Petherbridge blends autobiographical recollections with snatches from his unseen Lear, shaking them around to create an unlikely but juicy cocktail. Paul Hunter plays several characters: among them are Petherbridge’s doctor and mother, as well as Laurence Olivier and a theatre director whose manner put me in mind of Rhys Darby’s hapless fixer Murray Hewitt in Flight of the Conchords. The results are charming, sometimes very funny and occasionally bizarre.

On a sloping set designed by Michael Vale, the two actors evoke a lopsided world. This is obviously an image of Petherbridge’s post-stroke existence but it’s also a vision of the peculiarities of theatre. My Perfect Mind sometimes feels like a critique of stage lore and actors’ arcane practices — from the conventions of the rehearsal room to the limitations of mime — and as such it will probably appeal most to theatre junkies.

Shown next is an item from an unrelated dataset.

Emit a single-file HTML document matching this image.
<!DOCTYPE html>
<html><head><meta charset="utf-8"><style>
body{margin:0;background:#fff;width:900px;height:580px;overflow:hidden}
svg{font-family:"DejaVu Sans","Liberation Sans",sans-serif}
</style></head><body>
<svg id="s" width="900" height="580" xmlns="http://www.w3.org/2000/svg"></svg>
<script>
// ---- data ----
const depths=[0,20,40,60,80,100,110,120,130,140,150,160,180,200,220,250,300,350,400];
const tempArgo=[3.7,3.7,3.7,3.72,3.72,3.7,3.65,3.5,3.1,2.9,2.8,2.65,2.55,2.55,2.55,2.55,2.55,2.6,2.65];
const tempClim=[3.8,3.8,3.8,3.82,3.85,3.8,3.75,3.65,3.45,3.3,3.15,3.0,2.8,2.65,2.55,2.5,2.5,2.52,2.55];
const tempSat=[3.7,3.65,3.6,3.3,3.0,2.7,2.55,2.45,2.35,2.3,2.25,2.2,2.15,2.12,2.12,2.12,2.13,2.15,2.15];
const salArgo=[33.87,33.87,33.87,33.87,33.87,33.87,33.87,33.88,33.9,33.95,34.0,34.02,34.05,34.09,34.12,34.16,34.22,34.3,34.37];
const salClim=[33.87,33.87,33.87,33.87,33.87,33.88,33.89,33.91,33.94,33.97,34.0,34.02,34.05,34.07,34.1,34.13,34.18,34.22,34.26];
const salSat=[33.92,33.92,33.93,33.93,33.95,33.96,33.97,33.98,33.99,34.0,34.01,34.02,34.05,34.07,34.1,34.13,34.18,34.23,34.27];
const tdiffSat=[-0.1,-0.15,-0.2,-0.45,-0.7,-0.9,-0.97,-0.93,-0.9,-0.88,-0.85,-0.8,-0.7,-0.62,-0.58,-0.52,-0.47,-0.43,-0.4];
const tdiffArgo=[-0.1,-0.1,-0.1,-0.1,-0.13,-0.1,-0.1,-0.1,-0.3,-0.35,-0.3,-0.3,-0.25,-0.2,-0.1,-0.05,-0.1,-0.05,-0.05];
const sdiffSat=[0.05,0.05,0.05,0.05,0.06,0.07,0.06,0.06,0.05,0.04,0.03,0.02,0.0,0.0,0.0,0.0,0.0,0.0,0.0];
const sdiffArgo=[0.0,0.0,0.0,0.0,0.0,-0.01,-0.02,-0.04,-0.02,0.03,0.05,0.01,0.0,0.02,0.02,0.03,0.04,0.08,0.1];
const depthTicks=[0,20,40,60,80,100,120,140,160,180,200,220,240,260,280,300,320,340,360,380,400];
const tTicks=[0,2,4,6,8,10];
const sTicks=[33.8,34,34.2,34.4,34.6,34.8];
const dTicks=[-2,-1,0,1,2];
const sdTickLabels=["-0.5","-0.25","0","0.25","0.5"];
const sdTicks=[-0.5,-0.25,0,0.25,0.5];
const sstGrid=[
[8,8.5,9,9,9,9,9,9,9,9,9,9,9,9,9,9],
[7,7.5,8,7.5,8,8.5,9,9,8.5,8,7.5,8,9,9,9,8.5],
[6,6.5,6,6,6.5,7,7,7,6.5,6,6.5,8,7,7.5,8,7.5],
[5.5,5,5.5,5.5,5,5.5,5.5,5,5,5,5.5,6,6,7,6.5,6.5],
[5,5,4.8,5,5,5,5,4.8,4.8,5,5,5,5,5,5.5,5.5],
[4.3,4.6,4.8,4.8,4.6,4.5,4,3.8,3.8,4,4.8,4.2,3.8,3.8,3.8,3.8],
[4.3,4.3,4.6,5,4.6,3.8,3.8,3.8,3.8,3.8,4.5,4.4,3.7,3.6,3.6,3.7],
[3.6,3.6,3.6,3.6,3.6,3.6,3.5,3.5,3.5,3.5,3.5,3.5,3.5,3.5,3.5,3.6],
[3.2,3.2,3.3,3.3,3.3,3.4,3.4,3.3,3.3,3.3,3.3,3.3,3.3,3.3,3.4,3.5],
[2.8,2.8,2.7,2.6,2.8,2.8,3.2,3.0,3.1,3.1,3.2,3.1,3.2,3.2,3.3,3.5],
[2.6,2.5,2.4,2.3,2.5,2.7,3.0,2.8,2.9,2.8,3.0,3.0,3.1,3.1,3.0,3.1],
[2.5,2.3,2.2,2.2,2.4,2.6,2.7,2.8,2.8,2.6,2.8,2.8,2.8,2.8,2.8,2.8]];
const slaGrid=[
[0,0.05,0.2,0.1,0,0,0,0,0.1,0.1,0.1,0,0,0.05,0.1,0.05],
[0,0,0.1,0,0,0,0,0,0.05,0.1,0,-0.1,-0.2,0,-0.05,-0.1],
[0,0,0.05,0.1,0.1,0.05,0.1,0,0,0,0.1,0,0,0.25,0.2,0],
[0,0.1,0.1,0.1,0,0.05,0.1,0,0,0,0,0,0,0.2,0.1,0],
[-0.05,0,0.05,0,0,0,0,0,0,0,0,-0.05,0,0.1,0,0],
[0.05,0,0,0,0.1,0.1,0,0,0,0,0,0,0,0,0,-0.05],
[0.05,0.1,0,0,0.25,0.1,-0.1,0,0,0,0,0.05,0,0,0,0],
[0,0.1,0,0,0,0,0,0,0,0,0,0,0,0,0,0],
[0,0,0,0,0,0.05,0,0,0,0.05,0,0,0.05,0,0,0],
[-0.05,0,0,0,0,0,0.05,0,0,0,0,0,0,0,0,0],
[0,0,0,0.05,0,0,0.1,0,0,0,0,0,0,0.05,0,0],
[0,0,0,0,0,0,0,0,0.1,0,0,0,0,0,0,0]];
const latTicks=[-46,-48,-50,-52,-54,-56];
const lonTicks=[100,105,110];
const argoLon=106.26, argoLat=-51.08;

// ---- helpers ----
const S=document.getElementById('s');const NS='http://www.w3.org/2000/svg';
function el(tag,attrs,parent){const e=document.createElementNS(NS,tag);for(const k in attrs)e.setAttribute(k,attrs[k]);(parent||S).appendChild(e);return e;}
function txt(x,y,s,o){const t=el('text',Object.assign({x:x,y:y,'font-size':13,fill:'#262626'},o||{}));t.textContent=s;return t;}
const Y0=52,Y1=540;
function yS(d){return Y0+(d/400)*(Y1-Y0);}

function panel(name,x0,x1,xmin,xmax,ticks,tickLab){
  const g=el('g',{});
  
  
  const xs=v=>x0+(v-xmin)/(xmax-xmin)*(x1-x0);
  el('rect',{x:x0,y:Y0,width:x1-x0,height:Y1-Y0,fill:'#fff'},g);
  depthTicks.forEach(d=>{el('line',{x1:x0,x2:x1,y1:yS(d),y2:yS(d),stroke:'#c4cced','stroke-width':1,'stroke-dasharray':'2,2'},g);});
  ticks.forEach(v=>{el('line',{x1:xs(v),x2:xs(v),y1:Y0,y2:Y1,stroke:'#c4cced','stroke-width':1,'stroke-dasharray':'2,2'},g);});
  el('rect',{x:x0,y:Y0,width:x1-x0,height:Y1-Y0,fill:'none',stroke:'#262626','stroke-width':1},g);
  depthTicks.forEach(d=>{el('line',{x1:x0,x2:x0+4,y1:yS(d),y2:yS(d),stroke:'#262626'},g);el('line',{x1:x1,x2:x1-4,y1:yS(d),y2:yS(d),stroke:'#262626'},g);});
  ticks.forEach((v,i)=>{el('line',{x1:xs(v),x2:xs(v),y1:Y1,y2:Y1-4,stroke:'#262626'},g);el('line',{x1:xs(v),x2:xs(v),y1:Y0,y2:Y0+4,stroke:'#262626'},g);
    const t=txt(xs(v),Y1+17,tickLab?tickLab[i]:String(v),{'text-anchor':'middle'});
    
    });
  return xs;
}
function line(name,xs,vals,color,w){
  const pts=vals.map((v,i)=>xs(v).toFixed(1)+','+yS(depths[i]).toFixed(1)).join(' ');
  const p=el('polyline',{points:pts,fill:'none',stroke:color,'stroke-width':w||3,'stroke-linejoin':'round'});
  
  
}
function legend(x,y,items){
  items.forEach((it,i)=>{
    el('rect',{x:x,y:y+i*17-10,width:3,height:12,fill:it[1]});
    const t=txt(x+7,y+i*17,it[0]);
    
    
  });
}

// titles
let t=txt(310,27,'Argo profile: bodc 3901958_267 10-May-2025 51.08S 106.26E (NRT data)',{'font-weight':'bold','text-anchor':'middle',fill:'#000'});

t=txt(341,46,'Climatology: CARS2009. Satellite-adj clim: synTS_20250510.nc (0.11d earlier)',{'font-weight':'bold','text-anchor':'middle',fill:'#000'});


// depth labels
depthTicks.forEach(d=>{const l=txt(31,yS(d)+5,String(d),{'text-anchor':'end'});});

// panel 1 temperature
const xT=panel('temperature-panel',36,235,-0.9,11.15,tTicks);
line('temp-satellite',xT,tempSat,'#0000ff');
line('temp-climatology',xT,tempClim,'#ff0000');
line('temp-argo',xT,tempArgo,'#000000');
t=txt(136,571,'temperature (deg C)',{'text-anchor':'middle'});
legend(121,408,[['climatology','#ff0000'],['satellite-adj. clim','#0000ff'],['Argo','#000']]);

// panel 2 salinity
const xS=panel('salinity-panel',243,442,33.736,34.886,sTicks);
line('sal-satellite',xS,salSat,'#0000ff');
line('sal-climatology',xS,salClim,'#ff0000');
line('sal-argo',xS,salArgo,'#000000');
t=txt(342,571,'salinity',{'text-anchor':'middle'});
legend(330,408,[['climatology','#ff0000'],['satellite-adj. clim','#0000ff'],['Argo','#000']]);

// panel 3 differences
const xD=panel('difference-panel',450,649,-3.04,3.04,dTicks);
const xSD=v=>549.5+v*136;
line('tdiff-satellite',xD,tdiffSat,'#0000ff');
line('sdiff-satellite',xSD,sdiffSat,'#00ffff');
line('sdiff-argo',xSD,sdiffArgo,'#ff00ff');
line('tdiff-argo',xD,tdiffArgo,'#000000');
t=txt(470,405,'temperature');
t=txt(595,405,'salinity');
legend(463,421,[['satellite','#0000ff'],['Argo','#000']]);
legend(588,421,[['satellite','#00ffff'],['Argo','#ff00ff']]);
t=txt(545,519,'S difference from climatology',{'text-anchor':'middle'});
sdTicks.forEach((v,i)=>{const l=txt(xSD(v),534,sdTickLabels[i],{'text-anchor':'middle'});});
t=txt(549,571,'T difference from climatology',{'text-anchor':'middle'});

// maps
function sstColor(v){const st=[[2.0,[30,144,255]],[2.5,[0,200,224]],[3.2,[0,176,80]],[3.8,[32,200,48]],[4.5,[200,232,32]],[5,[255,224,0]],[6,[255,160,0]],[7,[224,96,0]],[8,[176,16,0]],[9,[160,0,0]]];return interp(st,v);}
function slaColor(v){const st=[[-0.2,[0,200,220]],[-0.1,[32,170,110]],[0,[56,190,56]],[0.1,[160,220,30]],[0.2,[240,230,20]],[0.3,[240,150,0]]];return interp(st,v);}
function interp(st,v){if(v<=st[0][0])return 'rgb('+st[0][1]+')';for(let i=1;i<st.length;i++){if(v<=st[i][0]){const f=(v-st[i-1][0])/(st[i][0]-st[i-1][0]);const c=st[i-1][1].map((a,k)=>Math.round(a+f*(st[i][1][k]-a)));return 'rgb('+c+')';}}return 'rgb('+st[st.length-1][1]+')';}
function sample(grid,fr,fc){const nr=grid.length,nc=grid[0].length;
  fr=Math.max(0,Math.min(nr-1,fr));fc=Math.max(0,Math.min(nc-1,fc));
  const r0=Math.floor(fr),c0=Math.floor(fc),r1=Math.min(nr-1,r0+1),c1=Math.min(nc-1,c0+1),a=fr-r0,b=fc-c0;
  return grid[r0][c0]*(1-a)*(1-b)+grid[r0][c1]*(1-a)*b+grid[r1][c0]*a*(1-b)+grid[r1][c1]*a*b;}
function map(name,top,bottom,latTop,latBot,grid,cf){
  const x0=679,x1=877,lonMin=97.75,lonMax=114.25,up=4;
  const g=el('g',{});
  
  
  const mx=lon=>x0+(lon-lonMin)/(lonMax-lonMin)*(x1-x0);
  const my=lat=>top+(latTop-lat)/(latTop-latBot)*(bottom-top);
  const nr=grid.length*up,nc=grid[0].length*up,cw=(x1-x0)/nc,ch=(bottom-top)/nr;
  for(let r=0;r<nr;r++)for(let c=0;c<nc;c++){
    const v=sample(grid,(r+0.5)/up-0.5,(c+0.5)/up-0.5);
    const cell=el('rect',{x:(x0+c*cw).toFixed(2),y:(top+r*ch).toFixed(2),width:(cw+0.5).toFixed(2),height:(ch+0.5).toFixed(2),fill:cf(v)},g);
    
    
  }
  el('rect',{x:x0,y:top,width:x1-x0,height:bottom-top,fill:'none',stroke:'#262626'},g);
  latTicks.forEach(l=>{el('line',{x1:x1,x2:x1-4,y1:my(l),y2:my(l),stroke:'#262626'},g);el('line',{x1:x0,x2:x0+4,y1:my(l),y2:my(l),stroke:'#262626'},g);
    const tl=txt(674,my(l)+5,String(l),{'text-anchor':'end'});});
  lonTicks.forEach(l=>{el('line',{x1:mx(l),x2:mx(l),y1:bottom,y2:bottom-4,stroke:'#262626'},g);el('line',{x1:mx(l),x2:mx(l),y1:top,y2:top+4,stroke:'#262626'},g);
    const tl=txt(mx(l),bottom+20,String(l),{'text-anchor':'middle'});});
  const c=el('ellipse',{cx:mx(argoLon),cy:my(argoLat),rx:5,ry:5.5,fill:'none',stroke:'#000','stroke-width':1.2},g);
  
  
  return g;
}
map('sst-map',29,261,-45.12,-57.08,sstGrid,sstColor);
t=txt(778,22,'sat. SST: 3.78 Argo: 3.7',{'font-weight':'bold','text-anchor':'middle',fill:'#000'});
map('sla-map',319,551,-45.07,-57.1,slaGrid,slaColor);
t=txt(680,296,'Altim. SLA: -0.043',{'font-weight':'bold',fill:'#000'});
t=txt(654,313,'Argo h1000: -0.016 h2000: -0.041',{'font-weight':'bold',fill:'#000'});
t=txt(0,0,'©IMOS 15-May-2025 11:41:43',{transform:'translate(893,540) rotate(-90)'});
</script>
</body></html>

Certainly there are moments where the show edges towards being a parody of a high-concept dramatic provocation. Yet it is much more than that, suggesting among other things the way performers are haunted — not just by the achievements of their predecessors but by ghostly intimations of where their own careers might have led.

It’s a celebration of theatre’s special capacity to “stab at the truth” in a way that often seems difficult in real life.

There is a carefully managed chaos in Kathryn Hunter’s production. Paul Hunter treads a fine line between zany charisma and clownish excess.

Meanwhile, Petherbridge gives a layered performance that combines candour, wit, quizzical vagueness and a dry dignity. His understated yet heartfelt work is essential to the success of this playful and highly unusual piece.